# [Data excerpt]

* * * * * * * * *

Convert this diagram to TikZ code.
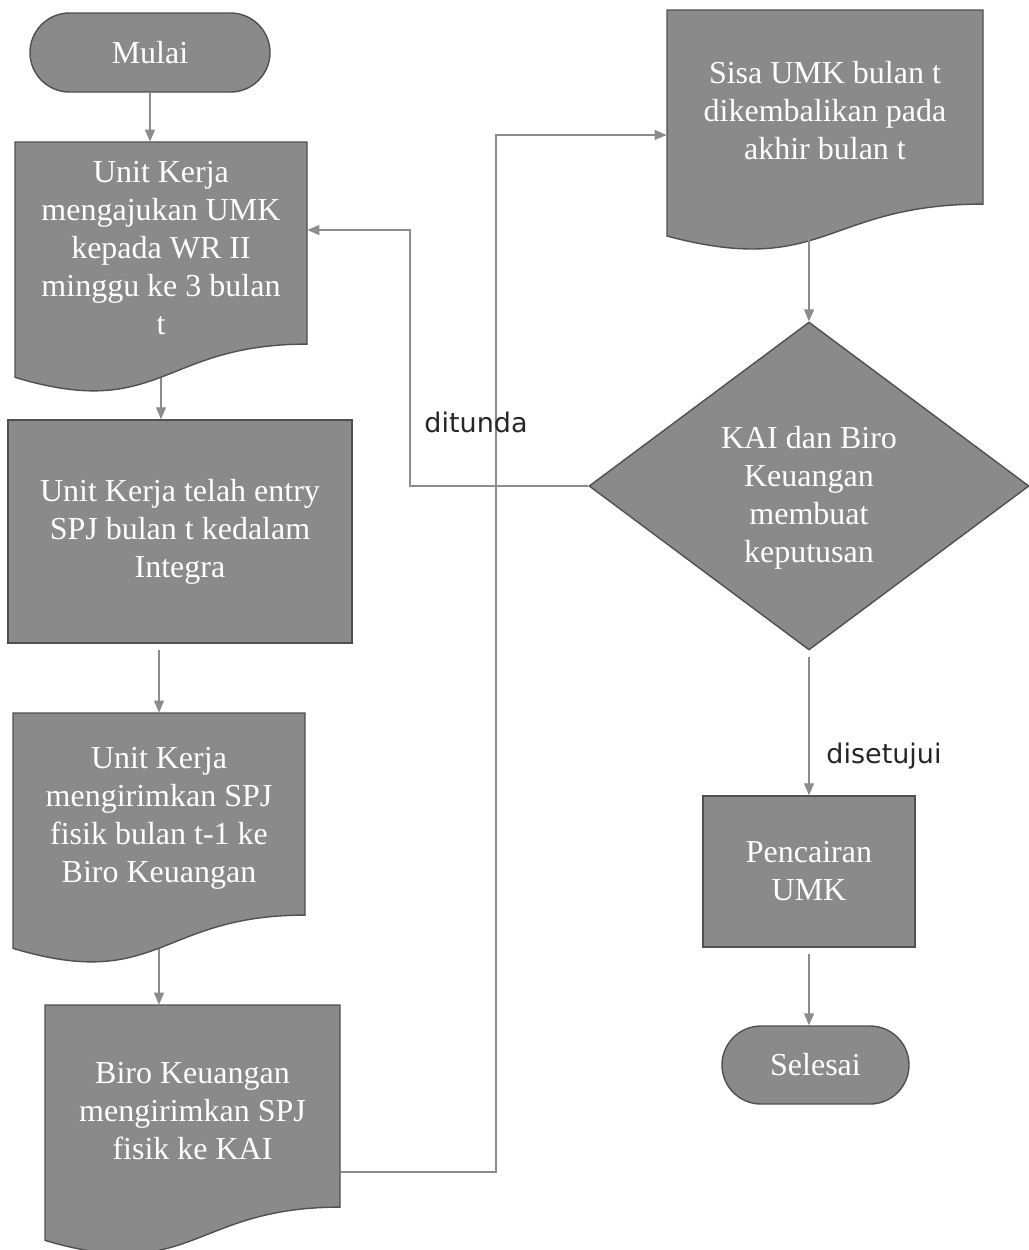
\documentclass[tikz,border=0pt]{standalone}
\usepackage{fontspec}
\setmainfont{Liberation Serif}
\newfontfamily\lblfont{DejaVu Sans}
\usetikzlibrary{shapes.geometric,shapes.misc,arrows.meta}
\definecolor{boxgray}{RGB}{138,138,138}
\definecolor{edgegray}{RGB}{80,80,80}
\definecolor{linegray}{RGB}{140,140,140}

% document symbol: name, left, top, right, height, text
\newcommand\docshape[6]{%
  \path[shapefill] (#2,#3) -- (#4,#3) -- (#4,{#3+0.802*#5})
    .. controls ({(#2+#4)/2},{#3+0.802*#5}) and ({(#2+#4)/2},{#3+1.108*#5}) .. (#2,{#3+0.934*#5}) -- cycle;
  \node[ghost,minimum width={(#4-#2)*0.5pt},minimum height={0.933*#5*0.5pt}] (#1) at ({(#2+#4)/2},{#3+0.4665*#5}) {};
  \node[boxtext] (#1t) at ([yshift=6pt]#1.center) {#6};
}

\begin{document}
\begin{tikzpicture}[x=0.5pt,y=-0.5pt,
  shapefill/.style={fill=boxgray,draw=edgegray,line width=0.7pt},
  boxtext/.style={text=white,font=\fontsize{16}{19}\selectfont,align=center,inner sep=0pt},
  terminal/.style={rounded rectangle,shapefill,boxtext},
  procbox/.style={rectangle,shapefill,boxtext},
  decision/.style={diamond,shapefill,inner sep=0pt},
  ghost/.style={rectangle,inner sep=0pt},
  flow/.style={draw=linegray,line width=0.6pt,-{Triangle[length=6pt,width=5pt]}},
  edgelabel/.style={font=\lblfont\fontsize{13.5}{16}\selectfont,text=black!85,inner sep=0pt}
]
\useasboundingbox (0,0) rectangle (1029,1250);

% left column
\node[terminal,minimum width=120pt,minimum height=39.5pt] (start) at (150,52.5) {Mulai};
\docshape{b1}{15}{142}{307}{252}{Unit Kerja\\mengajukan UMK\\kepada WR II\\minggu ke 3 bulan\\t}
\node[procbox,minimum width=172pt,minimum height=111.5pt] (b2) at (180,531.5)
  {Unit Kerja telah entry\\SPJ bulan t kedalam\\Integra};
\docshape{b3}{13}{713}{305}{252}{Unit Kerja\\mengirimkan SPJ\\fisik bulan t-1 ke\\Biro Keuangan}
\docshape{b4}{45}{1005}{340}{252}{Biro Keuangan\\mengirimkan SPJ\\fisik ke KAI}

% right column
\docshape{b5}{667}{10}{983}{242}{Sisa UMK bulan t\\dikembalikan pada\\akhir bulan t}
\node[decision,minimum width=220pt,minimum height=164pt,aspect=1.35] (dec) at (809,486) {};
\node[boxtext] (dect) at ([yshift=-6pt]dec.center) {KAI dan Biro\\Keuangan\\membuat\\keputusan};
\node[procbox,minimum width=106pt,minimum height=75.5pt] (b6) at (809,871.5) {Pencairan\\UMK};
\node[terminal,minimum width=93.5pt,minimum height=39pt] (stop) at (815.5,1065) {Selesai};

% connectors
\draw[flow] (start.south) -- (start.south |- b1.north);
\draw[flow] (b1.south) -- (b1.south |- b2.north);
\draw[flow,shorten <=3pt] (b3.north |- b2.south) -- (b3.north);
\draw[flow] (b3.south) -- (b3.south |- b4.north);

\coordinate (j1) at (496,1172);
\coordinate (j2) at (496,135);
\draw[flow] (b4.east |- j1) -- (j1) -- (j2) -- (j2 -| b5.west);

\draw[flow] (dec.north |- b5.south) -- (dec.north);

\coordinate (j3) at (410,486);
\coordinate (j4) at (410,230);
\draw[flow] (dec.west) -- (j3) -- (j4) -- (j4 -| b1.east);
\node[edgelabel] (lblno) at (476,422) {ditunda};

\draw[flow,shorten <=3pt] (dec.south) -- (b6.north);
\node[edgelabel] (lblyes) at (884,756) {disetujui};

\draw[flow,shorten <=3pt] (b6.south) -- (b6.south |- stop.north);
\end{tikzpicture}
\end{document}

* * * * * * * * *

# [Work instructions]
Pictures are excluded; extract exactly the lines from the start of the data through the line that holds "Keuangan\\mengirimkan SPJ\\fisik ke", both ends included.

# [Response]
Convert this diagram to TikZ code.
\documentclass[tikz,border=0pt]{standalone}
\usepackage{fontspec}
\setmainfont{Liberation Serif}
\newfontfamily\lblfont{DejaVu Sans}
\usetikzlibrary{shapes.geometric,shapes.misc,arrows.meta}
\definecolor{boxgray}{RGB}{138,138,138}
\definecolor{edgegray}{RGB}{80,80,80}
\definecolor{linegray}{RGB}{140,140,140}

% document symbol: name, left, top, right, height, text
\newcommand\docshape[6]{%
  \path[shapefill] (#2,#3) -- (#4,#3) -- (#4,{#3+0.802*#5})
    .. controls ({(#2+#4)/2},{#3+0.802*#5}) and ({(#2+#4)/2},{#3+1.108*#5}) .. (#2,{#3+0.934*#5}) -- cycle;
  \node[ghost,minimum width={(#4-#2)*0.5pt},minimum height={0.933*#5*0.5pt}] (#1) at ({(#2+#4)/2},{#3+0.4665*#5}) {};
  \node[boxtext] (#1t) at ([yshift=6pt]#1.center) {#6};
}

\begin{document}
\begin{tikzpicture}[x=0.5pt,y=-0.5pt,
  shapefill/.style={fill=boxgray,draw=edgegray,line width=0.7pt},
  boxtext/.style={text=white,font=\fontsize{16}{19}\selectfont,align=center,inner sep=0pt},
  terminal/.style={rounded rectangle,shapefill,boxtext},
  procbox/.style={rectangle,shapefill,boxtext},
  decision/.style={diamond,shapefill,inner sep=0pt},
  ghost/.style={rectangle,inner sep=0pt},
  flow/.style={draw=linegray,line width=0.6pt,-{Triangle[length=6pt,width=5pt]}},
  edgelabel/.style={font=\lblfont\fontsize{13.5}{16}\selectfont,text=black!85,inner sep=0pt}
]
\useasboundingbox (0,0) rectangle (1029,1250);

% left column
\node[terminal,minimum width=120pt,minimum height=39.5pt] (start) at (150,52.5) {Mulai};
\docshape{b1}{15}{142}{307}{252}{Unit Kerja\\mengajukan UMK\\kepada WR II\\minggu ke 3 bulan\\t}
\node[procbox,minimum width=172pt,minimum height=111.5pt] (b2) at (180,531.5)
  {Unit Kerja telah entry\\SPJ bulan t kedalam\\Integra};
\docshape{b3}{13}{713}{305}{252}{Unit Kerja\\mengirimkan SPJ\\fisik bulan t-1 ke\\Biro Keuangan}
\docshape{b4}{45}{1005}{340}{252}{Biro Keuangan\\mengirimkan SPJ\\fisik ke KAI}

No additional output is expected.